Your objective
Search the material for the string "with" and copy each line where it occurs.

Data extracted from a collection
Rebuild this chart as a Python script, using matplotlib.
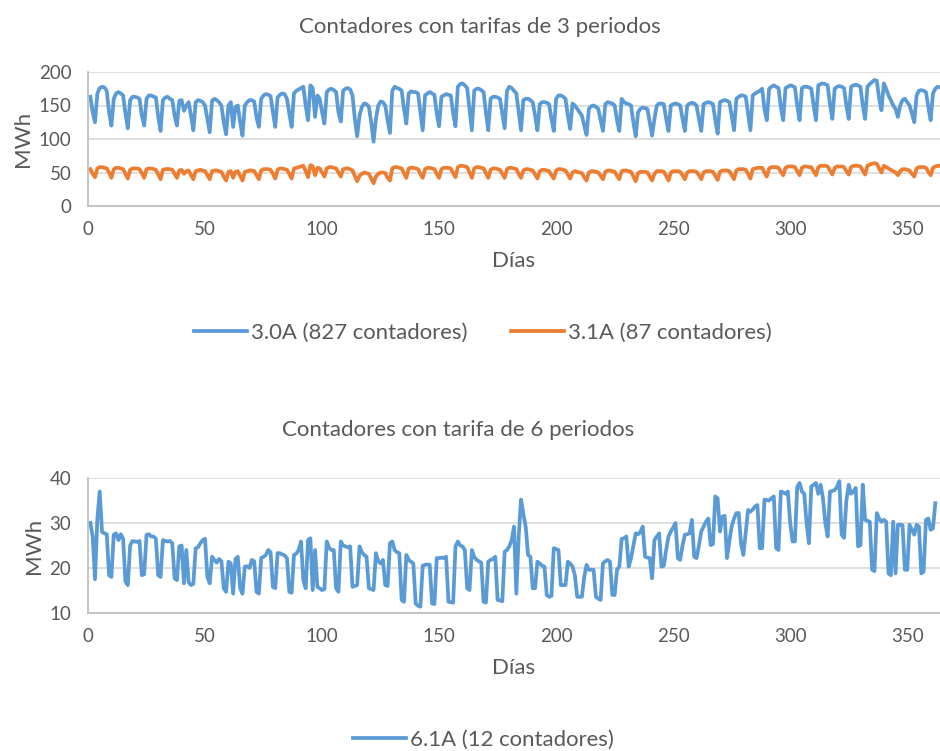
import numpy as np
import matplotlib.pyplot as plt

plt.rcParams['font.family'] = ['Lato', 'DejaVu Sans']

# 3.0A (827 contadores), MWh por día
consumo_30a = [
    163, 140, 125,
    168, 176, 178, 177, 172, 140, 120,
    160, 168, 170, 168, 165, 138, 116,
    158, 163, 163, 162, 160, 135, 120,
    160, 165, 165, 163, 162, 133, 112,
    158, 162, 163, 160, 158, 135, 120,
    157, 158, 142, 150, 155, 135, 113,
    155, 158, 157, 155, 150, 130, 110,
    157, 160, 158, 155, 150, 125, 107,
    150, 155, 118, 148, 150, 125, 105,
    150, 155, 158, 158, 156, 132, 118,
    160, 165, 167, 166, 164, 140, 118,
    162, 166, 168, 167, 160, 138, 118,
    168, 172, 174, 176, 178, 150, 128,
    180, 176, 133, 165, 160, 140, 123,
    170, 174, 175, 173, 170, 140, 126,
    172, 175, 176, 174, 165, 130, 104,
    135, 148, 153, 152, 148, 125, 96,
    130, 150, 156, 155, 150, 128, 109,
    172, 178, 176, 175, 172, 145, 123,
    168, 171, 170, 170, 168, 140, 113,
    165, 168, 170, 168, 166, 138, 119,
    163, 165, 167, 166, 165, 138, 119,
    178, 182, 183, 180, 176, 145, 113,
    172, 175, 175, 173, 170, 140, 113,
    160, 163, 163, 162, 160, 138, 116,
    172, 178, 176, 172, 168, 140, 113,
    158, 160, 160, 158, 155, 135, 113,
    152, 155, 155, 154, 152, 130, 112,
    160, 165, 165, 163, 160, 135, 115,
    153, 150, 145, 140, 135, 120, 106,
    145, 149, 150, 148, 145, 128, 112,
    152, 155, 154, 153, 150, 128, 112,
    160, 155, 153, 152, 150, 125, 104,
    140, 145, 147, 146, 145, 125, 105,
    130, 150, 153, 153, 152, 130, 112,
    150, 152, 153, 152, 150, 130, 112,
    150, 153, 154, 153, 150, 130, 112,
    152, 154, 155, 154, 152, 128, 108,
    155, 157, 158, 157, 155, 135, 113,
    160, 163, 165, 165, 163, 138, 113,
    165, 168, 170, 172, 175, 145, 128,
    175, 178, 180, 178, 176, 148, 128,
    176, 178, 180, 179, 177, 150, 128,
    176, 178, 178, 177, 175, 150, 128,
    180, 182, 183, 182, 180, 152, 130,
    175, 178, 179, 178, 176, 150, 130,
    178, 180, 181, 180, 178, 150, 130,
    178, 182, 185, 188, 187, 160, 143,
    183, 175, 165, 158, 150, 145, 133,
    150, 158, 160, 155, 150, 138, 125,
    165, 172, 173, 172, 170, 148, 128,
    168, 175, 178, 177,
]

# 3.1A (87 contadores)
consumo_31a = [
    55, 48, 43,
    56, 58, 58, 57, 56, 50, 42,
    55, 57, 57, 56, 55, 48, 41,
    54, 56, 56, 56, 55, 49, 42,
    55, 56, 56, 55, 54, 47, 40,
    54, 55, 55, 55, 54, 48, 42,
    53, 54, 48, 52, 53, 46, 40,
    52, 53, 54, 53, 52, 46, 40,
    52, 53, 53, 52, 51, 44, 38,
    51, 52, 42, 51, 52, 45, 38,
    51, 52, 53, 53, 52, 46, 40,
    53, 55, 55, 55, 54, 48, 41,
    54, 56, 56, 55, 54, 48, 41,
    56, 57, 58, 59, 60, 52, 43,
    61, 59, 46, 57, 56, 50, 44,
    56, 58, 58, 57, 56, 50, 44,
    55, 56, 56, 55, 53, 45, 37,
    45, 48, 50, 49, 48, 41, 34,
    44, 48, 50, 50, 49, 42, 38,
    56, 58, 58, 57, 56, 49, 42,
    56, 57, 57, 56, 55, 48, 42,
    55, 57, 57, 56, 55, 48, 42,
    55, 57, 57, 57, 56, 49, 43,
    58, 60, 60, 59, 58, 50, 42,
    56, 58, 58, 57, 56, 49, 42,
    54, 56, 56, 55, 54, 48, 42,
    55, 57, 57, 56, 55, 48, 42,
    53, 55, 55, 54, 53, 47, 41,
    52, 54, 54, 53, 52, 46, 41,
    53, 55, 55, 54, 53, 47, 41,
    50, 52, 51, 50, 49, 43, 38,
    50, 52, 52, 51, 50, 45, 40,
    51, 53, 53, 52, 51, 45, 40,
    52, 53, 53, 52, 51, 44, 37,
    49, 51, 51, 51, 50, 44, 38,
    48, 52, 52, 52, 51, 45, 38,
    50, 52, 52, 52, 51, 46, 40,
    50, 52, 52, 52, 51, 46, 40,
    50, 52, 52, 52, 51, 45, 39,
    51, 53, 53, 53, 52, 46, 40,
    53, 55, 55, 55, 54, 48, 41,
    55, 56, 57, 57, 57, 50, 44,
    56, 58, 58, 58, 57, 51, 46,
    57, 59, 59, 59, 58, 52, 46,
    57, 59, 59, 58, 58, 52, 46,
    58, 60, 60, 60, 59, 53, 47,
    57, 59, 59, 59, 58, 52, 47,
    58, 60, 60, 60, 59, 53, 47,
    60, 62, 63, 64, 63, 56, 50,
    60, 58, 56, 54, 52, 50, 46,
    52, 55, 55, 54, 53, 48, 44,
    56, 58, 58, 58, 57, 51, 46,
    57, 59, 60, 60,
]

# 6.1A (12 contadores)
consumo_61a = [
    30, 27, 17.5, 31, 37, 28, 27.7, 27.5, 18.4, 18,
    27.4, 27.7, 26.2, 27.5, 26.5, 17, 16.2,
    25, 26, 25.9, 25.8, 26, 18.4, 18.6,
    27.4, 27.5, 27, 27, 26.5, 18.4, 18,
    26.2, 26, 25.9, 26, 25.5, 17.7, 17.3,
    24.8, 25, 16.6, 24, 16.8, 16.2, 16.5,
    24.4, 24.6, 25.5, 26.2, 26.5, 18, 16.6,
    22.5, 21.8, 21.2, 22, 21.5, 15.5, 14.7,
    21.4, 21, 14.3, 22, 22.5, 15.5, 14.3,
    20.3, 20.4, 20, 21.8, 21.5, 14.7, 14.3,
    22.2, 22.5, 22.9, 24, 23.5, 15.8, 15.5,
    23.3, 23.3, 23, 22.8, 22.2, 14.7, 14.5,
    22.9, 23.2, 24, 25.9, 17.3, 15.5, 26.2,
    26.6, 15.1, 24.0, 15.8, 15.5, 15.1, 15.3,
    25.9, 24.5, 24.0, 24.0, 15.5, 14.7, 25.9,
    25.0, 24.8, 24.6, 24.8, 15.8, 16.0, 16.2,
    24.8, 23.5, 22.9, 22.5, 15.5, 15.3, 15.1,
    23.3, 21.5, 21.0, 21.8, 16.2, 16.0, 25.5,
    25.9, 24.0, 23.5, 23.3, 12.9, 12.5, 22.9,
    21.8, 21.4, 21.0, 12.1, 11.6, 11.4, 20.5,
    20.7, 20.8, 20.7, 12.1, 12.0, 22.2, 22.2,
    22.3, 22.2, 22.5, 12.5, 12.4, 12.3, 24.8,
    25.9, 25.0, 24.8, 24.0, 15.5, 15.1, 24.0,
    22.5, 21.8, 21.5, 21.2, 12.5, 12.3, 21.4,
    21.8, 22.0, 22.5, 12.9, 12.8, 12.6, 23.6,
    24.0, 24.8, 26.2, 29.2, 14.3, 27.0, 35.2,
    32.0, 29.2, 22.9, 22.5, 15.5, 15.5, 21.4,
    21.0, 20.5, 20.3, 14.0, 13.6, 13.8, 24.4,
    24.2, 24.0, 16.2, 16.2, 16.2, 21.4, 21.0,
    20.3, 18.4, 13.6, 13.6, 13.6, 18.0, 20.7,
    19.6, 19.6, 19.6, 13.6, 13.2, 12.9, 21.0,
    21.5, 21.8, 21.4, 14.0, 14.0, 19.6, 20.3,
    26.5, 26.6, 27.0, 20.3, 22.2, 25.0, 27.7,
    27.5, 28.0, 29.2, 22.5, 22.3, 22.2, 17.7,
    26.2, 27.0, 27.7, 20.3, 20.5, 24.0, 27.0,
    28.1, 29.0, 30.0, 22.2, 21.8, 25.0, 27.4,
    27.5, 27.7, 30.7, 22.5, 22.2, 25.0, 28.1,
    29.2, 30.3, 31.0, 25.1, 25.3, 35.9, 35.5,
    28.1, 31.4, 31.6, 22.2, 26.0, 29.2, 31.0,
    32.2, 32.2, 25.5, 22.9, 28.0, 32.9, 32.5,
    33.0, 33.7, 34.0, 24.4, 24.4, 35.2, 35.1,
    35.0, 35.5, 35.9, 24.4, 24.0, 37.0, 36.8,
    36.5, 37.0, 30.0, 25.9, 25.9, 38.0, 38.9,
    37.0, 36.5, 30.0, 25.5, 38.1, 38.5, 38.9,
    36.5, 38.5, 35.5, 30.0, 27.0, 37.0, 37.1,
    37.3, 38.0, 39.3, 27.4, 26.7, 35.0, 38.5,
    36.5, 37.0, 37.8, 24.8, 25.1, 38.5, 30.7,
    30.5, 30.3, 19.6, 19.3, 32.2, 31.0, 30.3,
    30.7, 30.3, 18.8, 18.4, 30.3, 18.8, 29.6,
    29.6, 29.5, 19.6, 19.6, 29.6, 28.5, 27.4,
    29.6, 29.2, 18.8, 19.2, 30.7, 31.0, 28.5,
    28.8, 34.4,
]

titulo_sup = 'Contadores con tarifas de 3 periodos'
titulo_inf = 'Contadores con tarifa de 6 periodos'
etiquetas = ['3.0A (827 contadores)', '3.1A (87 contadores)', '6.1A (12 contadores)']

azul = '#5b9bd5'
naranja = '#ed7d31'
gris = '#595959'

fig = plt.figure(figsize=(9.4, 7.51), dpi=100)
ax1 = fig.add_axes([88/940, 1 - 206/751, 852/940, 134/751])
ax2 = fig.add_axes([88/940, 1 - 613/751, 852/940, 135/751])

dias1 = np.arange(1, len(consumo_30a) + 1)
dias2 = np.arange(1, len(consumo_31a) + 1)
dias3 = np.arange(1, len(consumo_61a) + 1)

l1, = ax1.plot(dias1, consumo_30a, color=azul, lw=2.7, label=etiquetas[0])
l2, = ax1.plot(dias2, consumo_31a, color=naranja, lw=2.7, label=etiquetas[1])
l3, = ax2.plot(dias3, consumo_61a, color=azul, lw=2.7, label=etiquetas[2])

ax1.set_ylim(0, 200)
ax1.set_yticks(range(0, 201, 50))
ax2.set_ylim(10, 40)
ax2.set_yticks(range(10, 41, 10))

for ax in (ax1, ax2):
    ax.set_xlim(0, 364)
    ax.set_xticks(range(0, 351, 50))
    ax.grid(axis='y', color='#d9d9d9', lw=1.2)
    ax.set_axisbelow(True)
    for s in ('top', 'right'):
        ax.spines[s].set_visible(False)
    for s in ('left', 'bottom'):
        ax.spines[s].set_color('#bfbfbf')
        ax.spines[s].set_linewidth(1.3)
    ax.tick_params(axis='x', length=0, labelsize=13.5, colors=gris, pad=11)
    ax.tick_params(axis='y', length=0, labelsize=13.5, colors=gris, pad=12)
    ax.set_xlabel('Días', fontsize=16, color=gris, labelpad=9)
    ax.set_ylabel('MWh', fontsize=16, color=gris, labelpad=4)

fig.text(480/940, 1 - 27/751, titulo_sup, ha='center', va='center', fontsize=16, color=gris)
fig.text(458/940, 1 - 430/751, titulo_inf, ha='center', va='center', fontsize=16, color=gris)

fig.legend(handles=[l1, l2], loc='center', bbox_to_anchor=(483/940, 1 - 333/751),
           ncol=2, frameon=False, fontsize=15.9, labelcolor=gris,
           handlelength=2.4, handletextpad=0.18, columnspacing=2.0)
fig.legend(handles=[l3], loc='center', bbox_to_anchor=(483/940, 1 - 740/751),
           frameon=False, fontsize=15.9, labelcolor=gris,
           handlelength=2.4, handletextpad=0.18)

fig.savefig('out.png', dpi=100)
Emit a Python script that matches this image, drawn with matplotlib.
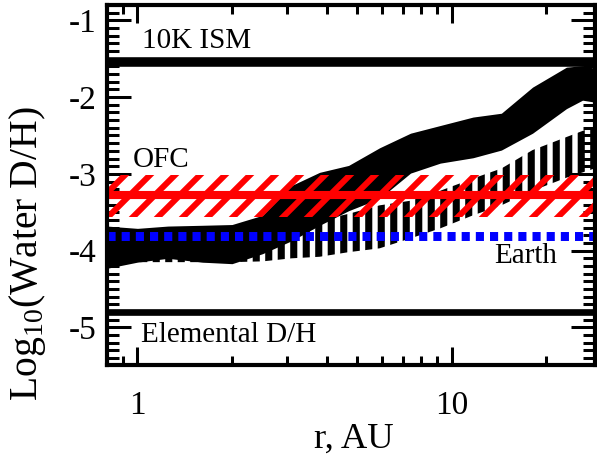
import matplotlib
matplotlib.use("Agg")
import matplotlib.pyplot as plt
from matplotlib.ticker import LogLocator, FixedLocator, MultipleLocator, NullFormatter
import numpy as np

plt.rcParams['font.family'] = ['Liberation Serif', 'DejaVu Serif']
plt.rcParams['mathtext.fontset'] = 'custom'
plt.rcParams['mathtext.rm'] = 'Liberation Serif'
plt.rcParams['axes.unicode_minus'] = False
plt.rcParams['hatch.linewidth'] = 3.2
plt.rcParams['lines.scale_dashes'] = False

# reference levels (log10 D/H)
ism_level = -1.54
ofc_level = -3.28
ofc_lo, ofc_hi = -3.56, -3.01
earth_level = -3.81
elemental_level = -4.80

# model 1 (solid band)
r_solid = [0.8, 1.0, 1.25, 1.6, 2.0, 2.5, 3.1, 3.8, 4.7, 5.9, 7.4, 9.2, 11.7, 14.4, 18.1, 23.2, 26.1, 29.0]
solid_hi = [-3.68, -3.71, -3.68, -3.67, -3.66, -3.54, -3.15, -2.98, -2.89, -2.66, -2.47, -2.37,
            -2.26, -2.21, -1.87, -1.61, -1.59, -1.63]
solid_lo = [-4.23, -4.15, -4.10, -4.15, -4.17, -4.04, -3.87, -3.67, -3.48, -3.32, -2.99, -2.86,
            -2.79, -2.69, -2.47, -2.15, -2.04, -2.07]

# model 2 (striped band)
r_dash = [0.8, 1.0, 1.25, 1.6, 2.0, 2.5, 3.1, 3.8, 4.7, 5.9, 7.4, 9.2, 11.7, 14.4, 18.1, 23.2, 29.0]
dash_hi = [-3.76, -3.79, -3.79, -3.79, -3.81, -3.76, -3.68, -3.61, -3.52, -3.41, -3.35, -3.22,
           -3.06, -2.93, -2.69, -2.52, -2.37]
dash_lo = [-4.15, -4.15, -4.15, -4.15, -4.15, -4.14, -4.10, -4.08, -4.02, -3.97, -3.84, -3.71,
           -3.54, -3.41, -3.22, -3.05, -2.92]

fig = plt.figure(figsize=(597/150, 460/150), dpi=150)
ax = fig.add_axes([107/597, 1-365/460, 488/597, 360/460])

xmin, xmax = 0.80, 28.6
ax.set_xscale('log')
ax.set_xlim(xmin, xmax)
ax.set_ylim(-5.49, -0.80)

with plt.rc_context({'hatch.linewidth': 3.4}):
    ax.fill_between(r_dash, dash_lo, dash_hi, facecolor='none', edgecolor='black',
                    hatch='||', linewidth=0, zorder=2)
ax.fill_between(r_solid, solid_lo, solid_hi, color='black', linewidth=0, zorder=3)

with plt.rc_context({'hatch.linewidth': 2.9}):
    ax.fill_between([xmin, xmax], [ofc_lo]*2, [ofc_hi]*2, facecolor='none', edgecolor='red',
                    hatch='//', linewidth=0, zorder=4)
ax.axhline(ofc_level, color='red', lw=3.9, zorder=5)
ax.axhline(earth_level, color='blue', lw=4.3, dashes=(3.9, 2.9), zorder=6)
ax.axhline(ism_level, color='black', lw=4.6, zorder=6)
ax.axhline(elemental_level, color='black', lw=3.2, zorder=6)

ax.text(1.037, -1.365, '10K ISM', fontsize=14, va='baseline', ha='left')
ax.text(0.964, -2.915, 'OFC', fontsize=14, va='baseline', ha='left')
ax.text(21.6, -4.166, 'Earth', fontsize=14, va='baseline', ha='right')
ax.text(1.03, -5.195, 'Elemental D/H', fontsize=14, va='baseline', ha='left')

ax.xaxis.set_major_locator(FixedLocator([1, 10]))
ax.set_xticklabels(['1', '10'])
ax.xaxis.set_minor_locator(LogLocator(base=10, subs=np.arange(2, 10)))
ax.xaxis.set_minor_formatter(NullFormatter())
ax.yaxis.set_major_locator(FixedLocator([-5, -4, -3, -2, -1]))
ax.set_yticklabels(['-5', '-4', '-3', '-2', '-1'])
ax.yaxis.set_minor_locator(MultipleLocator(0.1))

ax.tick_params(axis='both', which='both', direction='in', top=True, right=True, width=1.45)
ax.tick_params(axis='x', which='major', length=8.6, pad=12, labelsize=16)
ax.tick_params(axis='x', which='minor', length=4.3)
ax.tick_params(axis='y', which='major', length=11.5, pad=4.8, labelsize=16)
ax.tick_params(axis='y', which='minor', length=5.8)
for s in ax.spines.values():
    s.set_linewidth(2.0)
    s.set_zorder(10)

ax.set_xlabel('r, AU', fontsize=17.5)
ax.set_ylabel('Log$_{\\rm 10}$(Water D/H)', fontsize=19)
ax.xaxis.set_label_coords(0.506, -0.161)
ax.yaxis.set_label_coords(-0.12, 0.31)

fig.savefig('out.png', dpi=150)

Result for this exercise
Emit a Python script that matches this image, drawn with matplotlib.
with plt.rc_context({'hatch.linewidth': 3.4}):
with plt.rc_context({'hatch.linewidth': 2.9}):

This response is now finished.